> _Given data_:
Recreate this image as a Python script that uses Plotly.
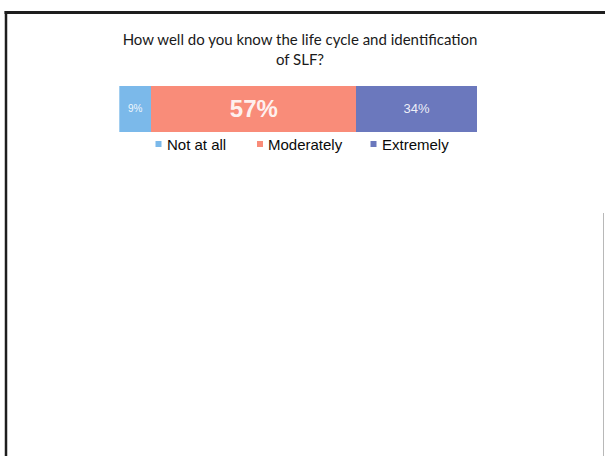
import plotly.graph_objects as go

W, H = 605, 456

# Survey responses (percent of respondents)
categories = ["Not at all", "Moderately", "Extremely"]
shares = [9, 57, 34]
colors = ["#7bb9ea", "#f98c79", "#6b78bd"]
label_sizes = [10, 24, 13]
label_weights = ["normal", "bold", "normal"]

title_text = "How well do you know the life cycle and identification<br>of SLF?"


def px_x(x):
    return x / W


def px_y(y):
    return 1 - y / H


fig = go.Figure()
for name, val, col, fs, fw in zip(categories, shares, colors, label_sizes, label_weights):
    fig.add_trace(go.Bar(
        y=["SLF"], x=[val], name=name, orientation="h",
        marker=dict(color=col, line=dict(width=0)),
        width=1,
        text=[f"{val}%"], textposition="inside", insidetextanchor="middle",
        textfont=dict(color="rgba(255,255,255,0.9)", size=fs,
                      family="Liberation Sans", weight=fw),
        showlegend=False,
        hoverinfo="skip",
    ))

shapes = []
annotations = []

# legend: small square swatch + label per category
legend_marker_x = [158.5, 260, 373.5]
legend_text_x = [165, 266, 380]
legend_y = 144
for name, col, mx, tx in zip(categories, colors, legend_marker_x, legend_text_x):
    shapes.append(dict(type="rect", xref="paper", yref="paper",
                       x0=px_x(mx - 3), x1=px_x(mx + 3),
                       y0=px_y(legend_y + 3), y1=px_y(legend_y - 3),
                       fillcolor=col, line=dict(width=0)))
    annotations.append(dict(text=name, xref="paper", yref="paper",
                            x=px_x(tx), y=px_y(legend_y),
                            xanchor="left", yanchor="middle", showarrow=False,
                            font=dict(family="Liberation Sans", size=15,
                                      color="#0a0a0a")))

# page frame
shapes += [
    dict(type="line", xref="paper", yref="paper",
         x0=px_x(4.5), x1=1, y0=px_y(12.5), y1=px_y(12.5),
         line=dict(color="#1e1e1e", width=3)),
    dict(type="line", xref="paper", yref="paper",
         x0=px_x(6), x1=px_x(6), y0=px_y(11), y1=0,
         line=dict(color="#1e1e1e", width=2.5)),
    dict(type="line", xref="paper", yref="paper",
         x0=px_x(603.5), x1=px_x(603.5), y0=px_y(213), y1=0,
         line=dict(color="#b8b8b8", width=1)),
]

fig.update_layout(
    width=W, height=H,
    margin=dict(l=0, r=0, t=0, b=0),
    paper_bgcolor="white", plot_bgcolor="white",
    barmode="stack", bargap=0,
    title=dict(text=title_text, x=px_x(300), xanchor="center",
               y=px_y(45), yanchor="top",
               font=dict(family="Lato", size=15, color="#1a1a1a")),
    xaxis=dict(domain=[px_x(119.3), px_x(477.7)], range=[0, 100],
               visible=False, fixedrange=True),
    yaxis=dict(domain=[px_y(132), px_y(85.7)], range=[-0.5, 0.5],
               visible=False, fixedrange=True),
    shapes=shapes,
    annotations=annotations,
    uniformtext=dict(mode=False),
)

fig.write_html("out.html")
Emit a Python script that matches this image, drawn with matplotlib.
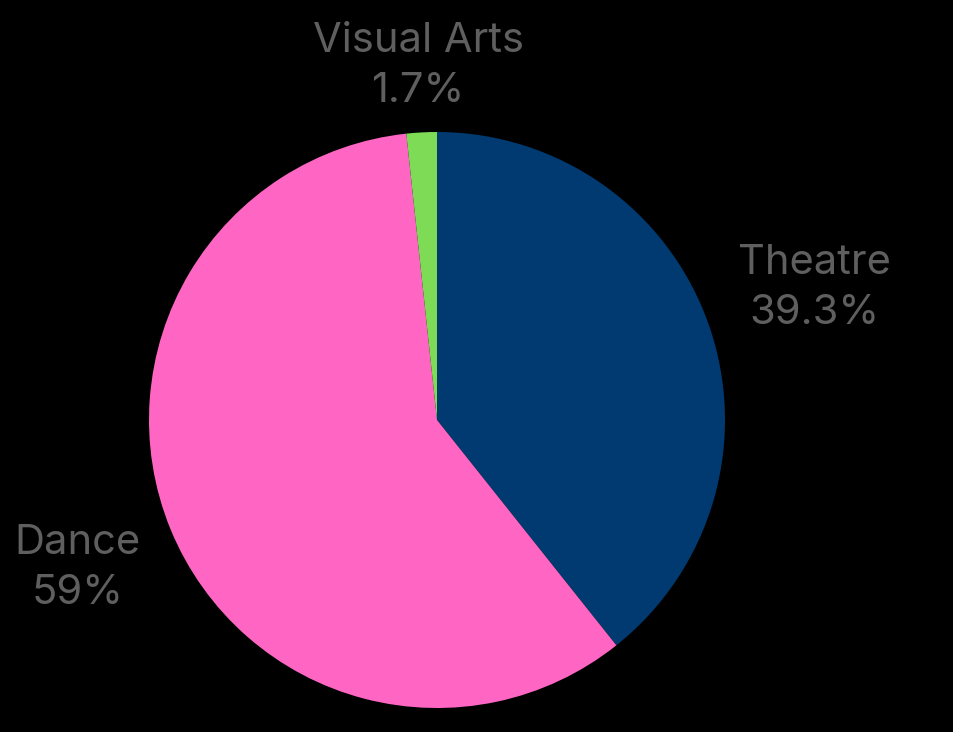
import matplotlib.pyplot as plt
import numpy as np

labels = ["Theatre", "Dance", "Visual Arts"]
shares = [39.3, 59.0, 1.7]
pct_text = ["39.3%", "59%", "1.7%"]
colors = ["#003a70", "#ff66c4", "#7ddb55"]
# how far out each label sits (in radii)
label_dist = [1.39, 1.35, 1.23]

W, H = 954, 732
fig = plt.figure(figsize=(W / 100, H / 100), dpi=100, facecolor="black")
ax = fig.add_axes([0, 0, 1, 1])
ax.set_facecolor("black")

cx, cy, r = 437, H - 420, 288
wedges, _ = ax.pie(shares, colors=colors, startangle=90, counterclock=False,
                   center=(cx, cy), radius=r, frame=True)
ax.set_xlim(0, W)
ax.set_ylim(0, H)
ax.set_aspect("equal")
ax.axis("off")

for w, lab, pct, d in zip(wedges, labels, pct_text, label_dist):
    ang = np.deg2rad((w.theta1 + w.theta2) / 2)
    x = cx + d * r * np.cos(ang)
    y = cy + d * r * np.sin(ang)
    ax.text(x, y, lab + "\n" + pct, ha="center", va="center",
            fontsize=30, color="#5f5f5f", family="Inter", linespacing=1.4)

fig.savefig("out.png", dpi=100, facecolor="black")
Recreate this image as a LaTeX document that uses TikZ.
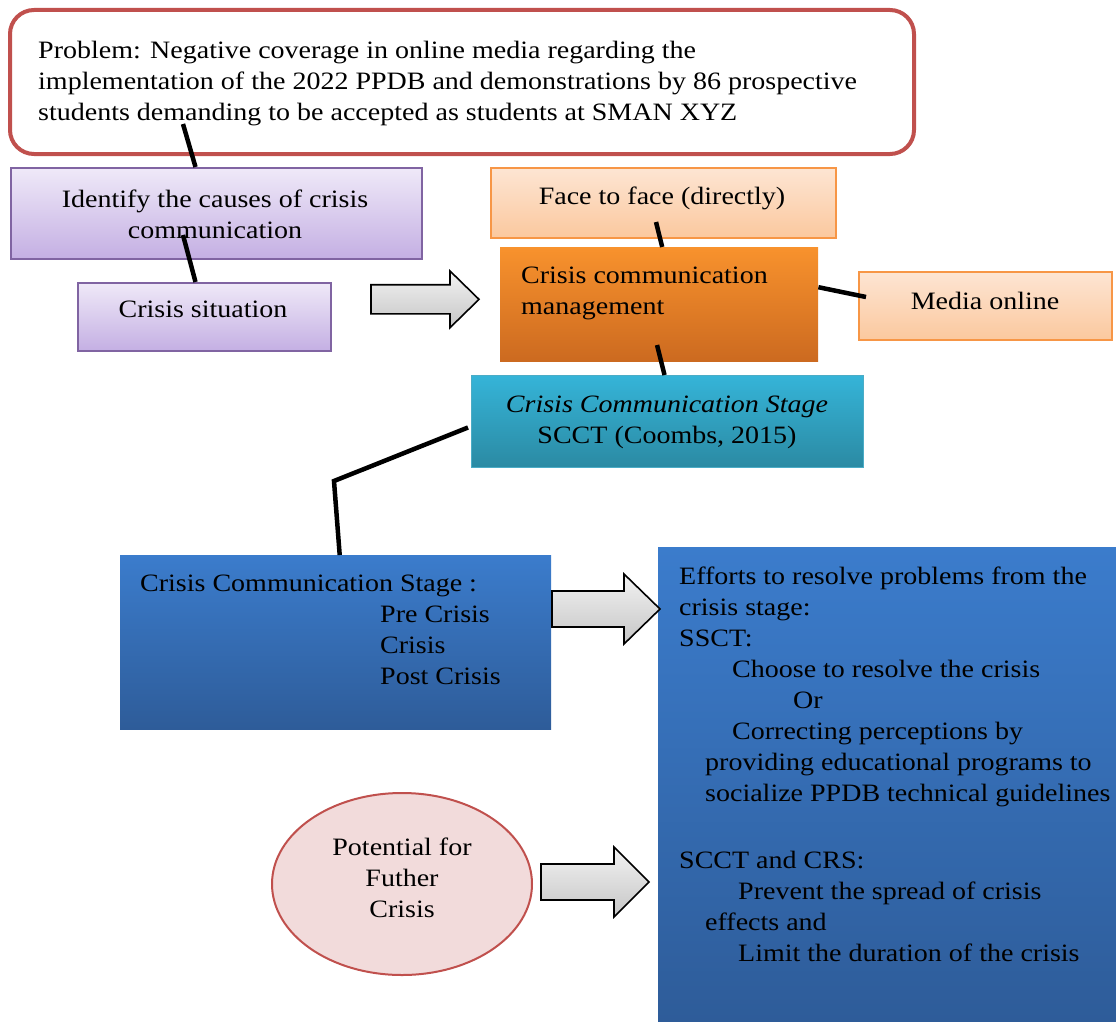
\documentclass[tikz,border=0pt]{standalone}
\usepackage{fontspec}
\setmainfont{Liberation Serif}[FakeStretch=1.12]
\usetikzlibrary{shapes.geometric}

\definecolor{probline}{HTML}{C0504D}
\definecolor{lilactop}{HTML}{EFE9F8}
\definecolor{lilacbot}{HTML}{C4AFE3}
\definecolor{lilacline}{HTML}{8064A2}
\definecolor{peachtop}{HTML}{FDE5D3}
\definecolor{peachbot}{HTML}{FBC89E}
\definecolor{peachline}{HTML}{F79646}
\definecolor{orangetop}{HTML}{F8922D}
\definecolor{orangebot}{HTML}{CC6A20}
\definecolor{tealtop}{HTML}{35B4D8}
\definecolor{tealbot}{HTML}{2B8AA3}
\definecolor{tealline}{HTML}{4BACC6}
\definecolor{bluetop}{HTML}{3B7CCC}
\definecolor{bluebot}{HTML}{2E5C99}
\definecolor{ovalfill}{HTML}{F2DBDB}

\newcommand\diagfont{\fontsize{25}{31}\selectfont}

\tikzset{
  box/.style={rectangle, anchor=north west, inner sep=0pt},
  lilacbox/.style={box, draw=lilacline, line width=2pt, top color=lilactop, bottom color=lilacbot},
  peachbox/.style={box, draw=peachline, line width=2pt, top color=peachtop, bottom color=peachbot},
  orangebox/.style={box, top color=orangetop, bottom color=orangebot},
  tealbox/.style={box, draw=tealline, line width=1pt, top color=tealtop, bottom color=tealbot},
  bluebox/.style={box, top color=bluetop, bottom color=bluebot},
  txt/.style={inner sep=0pt, font=\diagfont},
  link/.style={line width=4.5pt},
  blockarrow/.style={draw, line width=1.6pt, top color=gray!10, bottom color=gray!45, line join=miter},
}

\begin{document}
\begin{tikzpicture}[x=1pt, y=-1pt]
  \useasboundingbox (0,0) rectangle (1116,1022);

  % boxes
  \node[box, draw=probline, line width=4pt, fill=white, rounded corners=24pt,
        minimum width=904, minimum height=144] (prob) at (8,8) {};
  \node[lilacbox, minimum width=411, minimum height=91] (ident) at (10,167) {};
  \node[lilacbox, minimum width=253, minimum height=68] (sit) at (77,282) {};
  \node[peachbox, minimum width=345, minimum height=70] (face) at (490,167) {};
  \node[orangebox, minimum width=318, minimum height=114] (ccm) at (500,247) {};
  \node[peachbox, minimum width=253, minimum height=68] (media) at (858,271) {};
  \node[tealbox, minimum width=392, minimum height=92] (scct) at (471,375) {};
  \node[bluebox, minimum width=431, minimum height=174] (stage) at (120,555) {};
  \node[bluebox, minimum width=458, minimum height=475] (efforts) at (658,547) {};
  \node[ellipse, draw=probline, line width=2pt, fill=ovalfill,
        minimum width=260, minimum height=182] (potential) at (402,884) {};

  % block arrows
  \foreach \ax/\ay/\s/\b in {371/271/0.81/79, 552/574/1/72, 541/847/1/73}
    \draw[blockarrow, shift={(\ax,\ay)}, yscale=\s]
      (0,17) -- (\b,17) -- (\b,0) -- (108,35) -- (\b,70) -- (\b,53) -- (0,53) -- cycle;

  % texts
  \node[txt, anchor=north west, align=left] (probtext) at (38,41)
    {Problem: Negative coverage in online media regarding the\\
     implementation of the 2022 PPDB and demonstrations by 86 prospective\\
     students demanding to be accepted as students at SMAN XYZ};
  \node[txt, anchor=north, align=center] (identtext) at (215,190)
    {Identify the causes of crisis\\communication};
  \node[txt, anchor=north] (sittext) at (203,301) {Crisis situation};
  \node[txt, anchor=north] (facetext) at (662,187) {Face to face (directly)};
  \node[txt, anchor=north west, align=left] (ccmtext) at (521,267)
    {Crisis communication\\management};
  \node[txt, anchor=north] (mediatext) at (985,292) {Media online};
  \node[txt, anchor=north, align=center] (sccttext) at (667,396)
    {\textit{Crisis Communication Stage}\\SCCT (Coombs, 2015)};
  \node[txt, anchor=north west, align=left] (stagetext) at (140,575)
    {Crisis Communication Stage :\\
     \hspace*{240pt}Pre Crisis\\
     \hspace*{240pt}Crisis\\
     \hspace*{240pt}Post Crisis};
  \node[txt, anchor=north west, align=left] (effortstext) at (679,567)
    {Efforts to resolve problems from the\\
     crisis stage:\\
     SSCT:\\
     \hspace*{53pt}Choose to resolve the crisis\\
     \hspace*{114pt}Or\\
     \hspace*{53pt}Correcting perceptions by\\
     \hspace*{26pt}providing educational programs to\\
     \hspace*{26pt}socialize PPDB technical guidelines\\[36pt]
     SCCT and CRS:\\
     \hspace*{59pt}Prevent the spread of crisis\\
     \hspace*{26pt}effects and\\
     \hspace*{59pt}Limit the duration of the crisis};
  \node[txt, anchor=north, align=center] (potentialtext) at (402,838)
    {Potential for\\Futher\\Crisis};

  % connectors
  \coordinate (probfoot) at (183,124);
  \coordinate (identfoot) at (183,235);
  \coordinate (facefoot) at (656,222);
  \coordinate (ccmfoot) at (657,345);
  \coordinate (mediaside) at (866,297);
  \coordinate (bend) at (334,481);
  \draw[link] (probfoot) -- ([xshift=-21pt]ident.north);
  \draw[link] (identfoot) -- ([xshift=-9pt]sit.north);
  \draw[link] (facefoot) -- ([xshift=3pt]ccm.north);
  \draw[link] (ccmfoot) -- ([xshift=-3pt]scct.north);
  \draw[link] ([yshift=17pt]ccm.east) -- (mediaside);
  \draw[link] ([xshift=-3pt,yshift=-6pt]scct.west) -- (bend) -- ([xshift=4pt]stage.north);
\end{tikzpicture}
\end{document}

> _Exercise task_: Reproduce only the lines running from the beginning of the entries above to the line holding "return 1 - y / H", inclusive. Pictures stay out of the copy.

> _Written solution_:
Recreate this image as a Python script that uses Plotly.
import plotly.graph_objects as go

W, H = 605, 456

# Survey responses (percent of respondents)
categories = ["Not at all", "Moderately", "Extremely"]
shares = [9, 57, 34]
colors = ["#7bb9ea", "#f98c79", "#6b78bd"]
label_sizes = [10, 24, 13]
label_weights = ["normal", "bold", "normal"]

title_text = "How well do you know the life cycle and identification<br>of SLF?"


def px_x(x):
    return x / W


def px_y(y):
    return 1 - y / H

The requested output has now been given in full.